# mt-dnn

**Repository Path**: hy_song/mt-dnn

## Basic Information

- **Project Name**: mt-dnn
- **Description**: No description available
- **Primary Language**: Unknown
- **License**: Not specified
- **Default Branch**: master
- **Homepage**: None
- **GVP Project**: No

## Statistics

- **Stars**: 0
- **Forks**: 1
- **Created**: 2025-08-28
- **Last Updated**: 2025-08-28

## Categories & Tags

**Categories**: Uncategorized

**Tags**: None

## README

# mt-dnn

**mt-dnn** is a runtime system that runs multiple DNN queries simultaneously with stable and predictable latency. **mt-dnn** enables deterministic operator overlap to enforce the latency predictability. **mt-dnn** is comprised of an overlap-aware latency predictor, a headroom-based query controller, and segmental model executors.
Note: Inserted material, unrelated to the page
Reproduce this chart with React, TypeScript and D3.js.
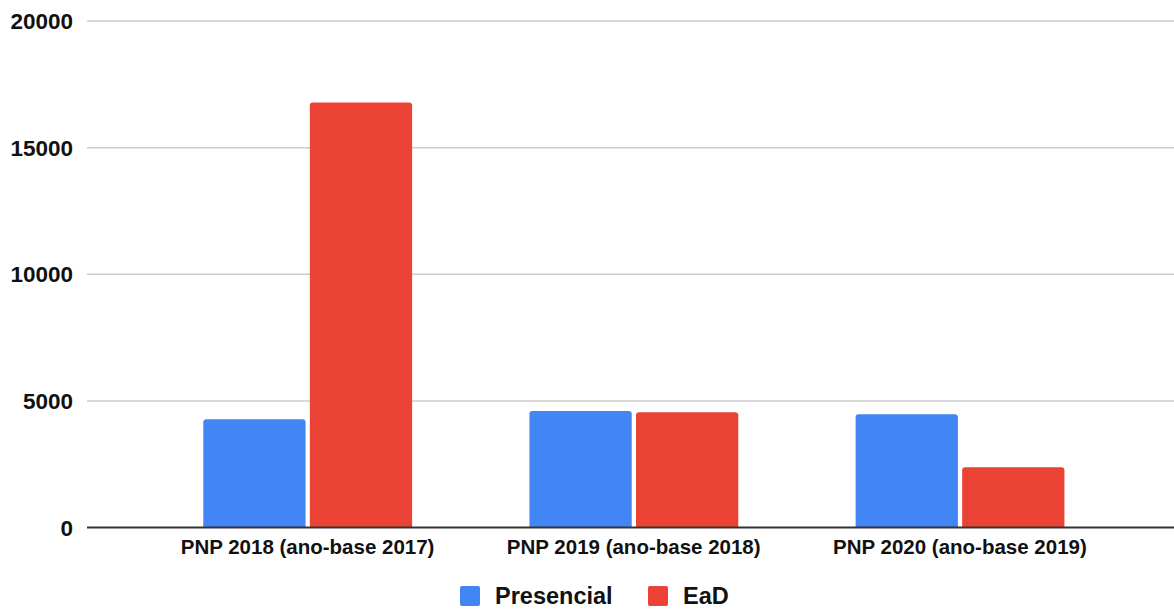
import React from "react";
import * as d3 from "d3";

const categories = ["PNP 2018 (ano-base 2017)", "PNP 2019 (ano-base 2018)", "PNP 2020 (ano-base 2019)"];
const presencial = [4275, 4600, 4470];
const ead = [16780, 4550, 2375];
const seriesNames = ["Presencial", "EaD"];
const seriesColors = ["#4285F4", "#EA4335"];
const yTicks = [0, 5000, 10000, 15000, 20000];

const W = 1174;
const H = 610;
const FONT = "'Liberation Sans', Arial, sans-serif";

export default function App() {
  const y = d3.scaleLinear().domain([0, 20000]).range([527.5, 21]);
  const x0 = d3.scaleBand<string>().domain(categories).range([144.5, 1123]).paddingInner(0).paddingOuter(0);
  const x1 = d3.scaleBand<string>().domain(seriesNames).range([58.8, 267.6]).paddingInner(0.04);
  const values = [presencial, ead];

  return (
    <svg width={W} height={H} style={{ position: "absolute", left: 0, top: 0, background: "#fff" }}>
      {yTicks.map((t) => (
        <g key={t}>
          {t !== 0 && (
            <line x1={87} x2={W} y1={y(t)} y2={y(t)} stroke="#cccccc" strokeWidth={1.5} />
          )}
          <text x={73} y={y(t)} dy="0.36em" textAnchor="end" fontFamily={FONT} fontWeight="bold" fontSize={22.5} fill="#111">
            {t}
          </text>
        </g>
      ))}
      {categories.map((c, i) => (
        <g key={c} transform={`translate(${x0(c)},0)`}>
          {seriesNames.map((s, j) => {
            const v = values[j][i];
            const bx = x1(s)!;
            const bw = x1.bandwidth();
            const top = y(v);
            const h = y(0) - top;
            const r = 3;
            const path = `M${bx},${y(0)} V${top + r} Q${bx},${top} ${bx + r},${top} H${bx + bw - r} Q${bx + bw},${top} ${bx + bw},${top + r} V${y(0)} Z`;
            return <path key={s} d={h > 0 ? path : ""} fill={seriesColors[j]} />;
          })}
          <text x={x0.bandwidth() / 2} y={553.5} textAnchor="middle" fontFamily={FONT} fontWeight="bold" fontSize={20.5} fill="#111">
            {c}
          </text>
        </g>
      ))}
      <line x1={87} x2={W} y1={y(0)} y2={y(0)} stroke="#333" strokeWidth={2} />
      {seriesNames.map((s, j) => {
        const lx = [460, 648][j];
        return (
          <g key={s}>
            <rect x={lx} y={586} width={20} height={20} rx={2} fill={seriesColors[j]} />
            <text x={lx + 35} y={603.5} fontFamily={FONT} fontWeight="bold" fontSize={23.5} fill="#111">
              {s}
            </text>
          </g>
        );
      })}
    </svg>
  );
}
The latency predictor is able to precisely predict the latencies of queries when the operator overlap is determined. The query controller determines the appropriate operator overlap to guarantee the QoS of all the DNN services on a GPU. The model executors run the operators as needed to support the deterministic operator overlap. Our evaluation using seven popular DNNs on an Nvidia A100 GPU shows that **mt-dnn** significantly reduces the QoS violation and improves the throughput compared with state-of-the-art solutions.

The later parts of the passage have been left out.